Larger, flexible shells incorporating the basic services, as opposed to smaller finished suites, offer future inhabitants the long term flexibility to customise to suit their desires, needs and lives. Flats can be reconfigured, accommodating the increasing interest in home improvement and design. Built simply, the concept building employs low tech methods to increase insulation and decrease water and energy consumption, with an exposed thermal mass and solar panels for pre-heating hot water.
The concept building has been designed with a community focus and incorporates the results of local consultation. Mediating in scale between the main Munkenbeck & Marshall designed scheme at Bermondsey Square and neighbouring housing estates, it aims to engage with surrounding spaces and communities as a catalyst for dense and imaginative urban regeneration.

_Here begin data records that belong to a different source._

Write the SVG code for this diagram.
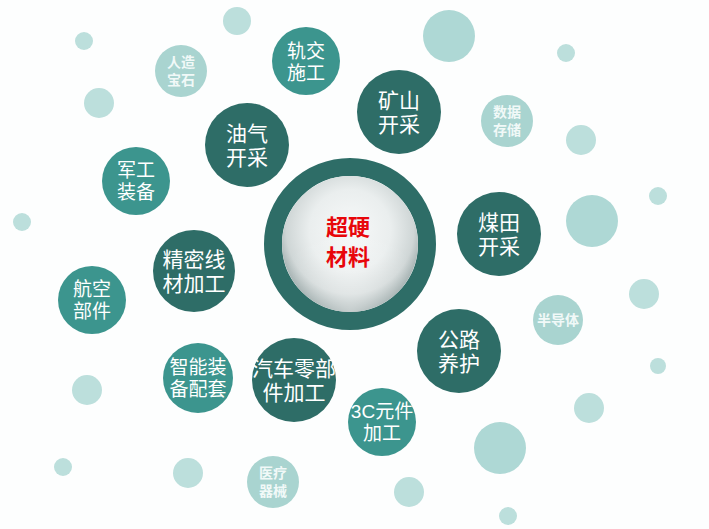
<svg xmlns="http://www.w3.org/2000/svg" width="709" height="529" viewBox="0 0 709 529">
  <defs>
    <radialGradient id="ball" cx="50%" cy="40%" r="60%">
      <stop offset="0" stop-color="#f7f9f9"/>
      <stop offset="0.5" stop-color="#eaeeee"/>
      <stop offset="0.78" stop-color="#cfd6d6"/>
      <stop offset="0.9" stop-color="#a9b5b5"/>
      <stop offset="1" stop-color="#8a9a9a"/>
    </radialGradient>
    <radialGradient id="shine" cx="50%" cy="100%" r="60%">
      <stop offset="0" stop-color="#ffffff" stop-opacity="0.5"/>
      <stop offset="1" stop-color="#ffffff" stop-opacity="0"/>
    </radialGradient>
    <style>
      text { font-family: "Liberation Sans", "Noto Sans CJK SC", sans-serif; text-anchor: middle; dominant-baseline: central; }
      .dark { fill: #2e6d67; }
      .mid { fill: #3c958e; }
      .lite { fill: #a9d4d0; }
      .dot { fill: #bcdfdc; }
      .dot2 { fill: #aed8d5; }
      .tdark { fill: #ffffff; font-size: 21px; }
      .tmid { fill: #ffffff; font-size: 19px; }
      .tlite { fill: #f1f9f8; font-size: 14px; font-weight: bold; }
      .tcore { fill: #e8060a; font-size: 22px; font-weight: bold; }
    </style>
  </defs>
  <rect width="709" height="529" fill="#fdfefe"/>

  <g id="decor">
    <circle class="dot" cx="237" cy="21" r="14"/>
    <circle class="dot" cx="84" cy="41" r="9"/>
    <circle class="dot2" cx="449" cy="36" r="26"/>
    <circle class="dot" cx="566" cy="53" r="9"/>
    <circle class="dot" cx="99" cy="103" r="15"/>
    <circle class="dot" cx="581" cy="140" r="15"/>
    <circle class="dot" cx="22" cy="222" r="9"/>
    <circle class="dot" cx="658" cy="196" r="9"/>
    <circle class="dot2" cx="592" cy="221" r="26"/>
    <circle class="dot" cx="644" cy="294" r="15"/>
    <circle class="dot" cx="658" cy="366" r="8"/>
    <circle class="dot" cx="87" cy="390" r="15"/>
    <circle class="dot" cx="589" cy="408" r="15"/>
    <circle class="dot2" cx="500" cy="448" r="26"/>
    <circle class="dot" cx="63" cy="467" r="9"/>
    <circle class="dot" cx="188" cy="473" r="15"/>
    <circle class="dot" cx="409" cy="492" r="15"/>
    <circle class="dot" cx="508" cy="516" r="9"/>
  </g>

  <g id="core">
    <circle cx="350" cy="244" r="77" fill="none" stroke="#2e6d67" stroke-width="18"/>
    <circle cx="350" cy="244" r="68" fill="url(#ball)"/>
    <circle cx="350" cy="244" r="68" fill="url(#shine)"/>
    <text class="tcore"><tspan x="348" y="227">超硬</tspan><tspan x="348" y="257">材料</tspan></text>
  </g>

  <g id="n-youqi">
    <circle class="dark" cx="247" cy="145" r="42"/>
    <text class="tdark"><tspan x="247" y="133">油气</tspan><tspan x="247" y="157">开采</tspan></text>
  </g>
  <g id="n-kuangshan">
    <circle class="dark" cx="399" cy="112" r="42"/>
    <text class="tdark"><tspan x="399" y="100">矿山</tspan><tspan x="399" y="124">开采</tspan></text>
  </g>
  <g id="n-meitian">
    <circle class="dark" cx="499" cy="234" r="42"/>
    <text class="tdark"><tspan x="499" y="222">煤田</tspan><tspan x="499" y="246">开采</tspan></text>
  </g>
  <g id="n-gonglu">
    <circle class="dark" cx="459" cy="351" r="42"/>
    <text class="tdark"><tspan x="459" y="339">公路</tspan><tspan x="459" y="363">养护</tspan></text>
  </g>
  <g id="n-qiche">
    <circle class="dark" cx="294" cy="380" r="42"/>
    <text class="tdark"><tspan x="294" y="368">汽车零部</tspan><tspan x="294" y="392">件加工</tspan></text>
  </g>
  <g id="n-jingmi">
    <circle class="dark" cx="194" cy="271" r="41"/>
    <text class="tdark"><tspan x="194" y="259">精密线</tspan><tspan x="194" y="283">材加工</tspan></text>
  </g>

  <g id="n-guijiao">
    <circle class="mid" cx="306" cy="61" r="34"/>
    <text class="tmid"><tspan x="306" y="51">轨交</tspan><tspan x="306" y="72.5">施工</tspan></text>
  </g>
  <g id="n-jungong">
    <circle class="mid" cx="136" cy="181" r="34"/>
    <text class="tmid"><tspan x="136" y="170">军工</tspan><tspan x="136" y="191.5">装备</tspan></text>
  </g>
  <g id="n-hangkong">
    <circle class="mid" cx="92" cy="300" r="34"/>
    <text class="tmid"><tspan x="92" y="289">航空</tspan><tspan x="92" y="310.5">部件</tspan></text>
  </g>
  <g id="n-zhineng">
    <circle class="mid" cx="198" cy="378" r="35"/>
    <text class="tmid"><tspan x="198" y="367">智能装</tspan><tspan x="198" y="388.5">备配套</tspan></text>
  </g>
  <g id="n-3c">
    <circle class="mid" cx="382" cy="422" r="34"/>
    <text class="tmid"><tspan x="382" y="411">3C元件</tspan><tspan x="382" y="432.5">加工</tspan></text>
  </g>

  <g id="n-renzao">
    <circle class="lite" cx="181" cy="71" r="26"/>
    <text class="tlite"><tspan x="181" y="62">人造</tspan><tspan x="181" y="80">宝石</tspan></text>
  </g>
  <g id="n-shuju">
    <circle class="lite" cx="507" cy="121" r="26"/>
    <text class="tlite"><tspan x="507" y="112">数据</tspan><tspan x="507" y="130">存储</tspan></text>
  </g>
  <g id="n-bandaoti">
    <circle class="lite" cx="558" cy="320" r="25"/>
    <text class="tlite" x="558" y="320">半导体</text>
  </g>
  <g id="n-yiliao">
    <circle class="lite" cx="273" cy="482" r="26"/>
    <text class="tlite"><tspan x="273" y="473">医疗</tspan><tspan x="273" y="491">器械</tspan></text>
  </g>
</svg>
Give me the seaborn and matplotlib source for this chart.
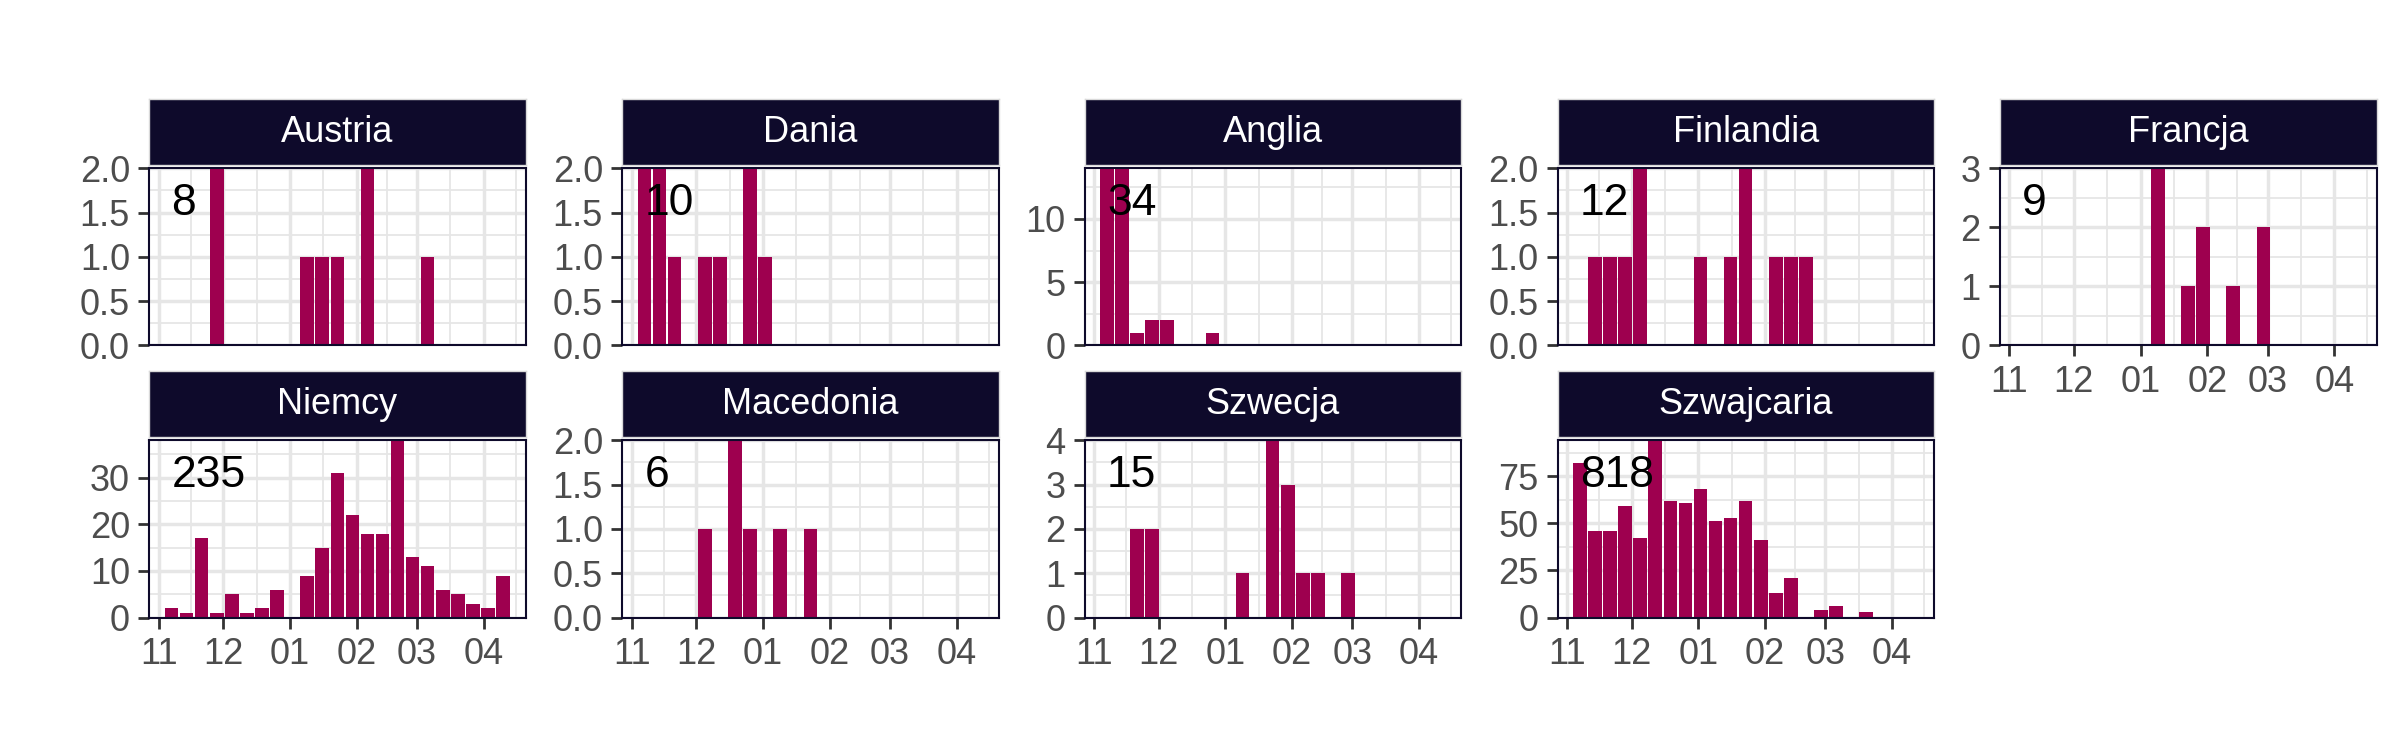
import matplotlib
matplotlib.use('Agg')
import matplotlib.pyplot as plt
import matplotlib.dates as mdates
import matplotlib.ticker as mticker
import matplotlib.transforms as mtransforms
import numpy as np
import pandas as pd
import seaborn as sns
from datetime import datetime

# Weekly counts per country (week start dates, Sunday)
weeks = pd.date_range('2021-11-07', periods=23, freq='7D')

austria = [0, 0, 0, 2, 0, 0, 0, 0, 0, 1, 1, 1, 0, 2, 0, 0, 0, 1, 0, 0, 0, 0, 0]
dania = [2, 2, 1, 0, 1, 1, 0, 2, 1, 0, 0, 0, 0, 0, 0, 0, 0, 0, 0, 0, 0, 0, 0]
anglia = [14, 14, 1, 2, 2, 0, 0, 1, 0, 0, 0, 0, 0, 0, 0, 0, 0, 0, 0, 0, 0, 0, 0]
finlandia = [0, 1, 1, 1, 2, 0, 0, 0, 1, 0, 1, 2, 0, 1, 1, 1, 0, 0, 0, 0, 0, 0, 0]
francja = [0, 0, 0, 0, 0, 0, 0, 0, 0, 3, 0, 1, 2, 0, 1, 0, 2, 0, 0, 0, 0, 0, 0]
niemcy = [2, 1, 17, 1, 5, 1, 2, 6, 0, 9, 15, 31, 22, 18, 18, 38, 13, 11, 6, 5, 3, 2, 9]
macedonia = [0, 0, 0, 0, 1, 0, 2, 1, 0, 1, 0, 1, 0, 0, 0, 0, 0, 0, 0, 0, 0, 0, 0]
szwecja = [0, 0, 2, 2, 0, 0, 0, 0, 0, 1, 0, 4, 3, 1, 1, 0, 1, 0, 0, 0, 0, 0, 0]
szwajcaria = [82, 46, 46, 59, 42, 94, 62, 61, 68, 51, 53, 62, 41, 13, 21, 0, 4, 6, 0, 3, 0, 0, 0]

countries = ['Austria', 'Dania', 'Anglia', 'Finlandia', 'Francja',
             'Niemcy', 'Macedonia', 'Szwecja', 'Szwajcaria']
series = [austria, dania, anglia, finlandia, francja,
          niemcy, macedonia, szwecja, szwajcaria]
totals = [8, 10, 34, 12, 9, 235, 6, 15, 818]
y_steps = [0.5, 0.5, 5, 0.5, 1, 10, 0.5, 1, 25]

week_num = mdates.date2num(weeks.to_pydatetime())
df = pd.DataFrame({
  'country': np.repeat(countries, len(weeks)),
  'week': np.tile(week_num, len(countries)),
  'count': np.concatenate(series).astype(float),
})

BAR = '#9E004F'
STRIP = '#0E0A2B'
GRID = '#E6E6E6'

sns.set_style('white')
plt.rcParams['font.family'] = ['Liberation Sans', 'DejaVu Sans']

W, H = 2400, 750
fig = plt.figure(figsize=(24, 7.5), dpi=100)

col_left = [149.3, 622.3, 1084.7, 1557.7, 2000.0]
panel_w = 376.5
row_top = [168.3, 440.3]
panel_h = 177.2
strip_top = [99.0, 371.0]
strip_h = 66.0

bin_range = (week_num[0] - 3.5, week_num[-1] + 3.5)
xlim = (mdates.date2num(datetime(2021, 10, 27, 16)),
        mdates.date2num(datetime(2022, 4, 20, 14)))
month_starts = pd.date_range('2021-10-01', '2022-05-01', freq='MS')
ms_num = mdates.date2num(month_starts.to_pydatetime())
minor_x = (ms_num[:-1] + ms_num[1:]) / 2

for i, name in enumerate(countries):
  row, col = divmod(i, 5)
  x0 = col_left[col]
  ax = fig.add_axes([x0 / W, (H - row_top[row] - panel_h) / H,
                     panel_w / W, panel_h / H])
  sub = df[df['country'] == name]
  sns.histplot(data=sub, x='week', weights='count', binwidth=7,
               binrange=bin_range, shrink=0.9, color=BAR, alpha=1,
               linewidth=0, ax=ax)
  ax.set_xlim(*xlim)
  ax.set_ylim(0, max(series[i]))
  ax.set_xlabel('')
  ax.set_ylabel('')

  step = y_steps[i]
  ax.yaxis.set_major_locator(mticker.MultipleLocator(step))
  ax.yaxis.set_minor_locator(mticker.MultipleLocator(step / 2))
  if step < 1:
    ax.yaxis.set_major_formatter(mticker.FormatStrFormatter('%.1f'))
  else:
    ax.yaxis.set_major_formatter(mticker.FormatStrFormatter('%d'))
  ax.xaxis.set_major_locator(mdates.MonthLocator())
  ax.xaxis.set_major_formatter(mdates.DateFormatter('%m'))
  ax.xaxis.set_minor_locator(mticker.FixedLocator(minor_x))

  ax.set_axisbelow(True)
  ax.grid(which='major', color=GRID, linewidth=2.5)
  ax.grid(which='minor', color=GRID, linewidth=1.3)
  for s in ax.spines.values():
    s.set_color(STRIP)
    s.set_linewidth(1.5)
  show_x = (row == 1) or (col == 4)
  ax.tick_params(axis='y', which='major', left=True, length=7.9, width=2.0,
                 color='#333333', labelcolor='#4D4D4D', labelsize=26,
                 pad=6)
  ax.tick_params(axis='x', which='major', bottom=show_x, labelbottom=show_x,
                 length=7.9, width=2.0, color='#333333',
                 labelcolor='#4D4D4D', labelsize=26, pad=6)
  ax.tick_params(axis='both', which='minor', length=0)

  # total label
  trans = mtransforms.blended_transform_factory(ax.transData, ax.transAxes)
  ax.text(week_num[0], 0.80, str(totals[i]), transform=trans,
          ha='left', va='center', fontsize=32, color='black')

  # facet strip
  sax = fig.add_axes([x0 / W, (H - strip_top[row] - strip_h) / H,
                      panel_w / W, strip_h / H])
  sax.set_facecolor(STRIP)
  sax.set_xticks([])
  sax.set_yticks([])
  for s in sax.spines.values():
    s.set_color('#D9D9D9')
    s.set_linewidth(1.0)
  sax.text(0.5, 0.5, name, transform=sax.transAxes, ha='center',
           va='center', color='white', fontsize=26)

fig.savefig('out.png', dpi=100)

The initial designs include a graphic façade on the north and west elevations of coloured photographic laminate panels reflecting abstracted imagery of local buildings, which face onto the busier streets, enlivening the local streetscape and creating a landmark for Bermondsey.
Rowan Moore, director of the Architecture Foundation and chair of the jury, announcing the winner, said: "We wanted to bring fresh thinking to the concept of 'quality' in new housing. The response in the entries we received, and especially from the short-listed practices, went beyond our expectations. We eventually chose Urban Salon because they combined tangible benefits, such as space and view, with playful design and an understanding of the locality."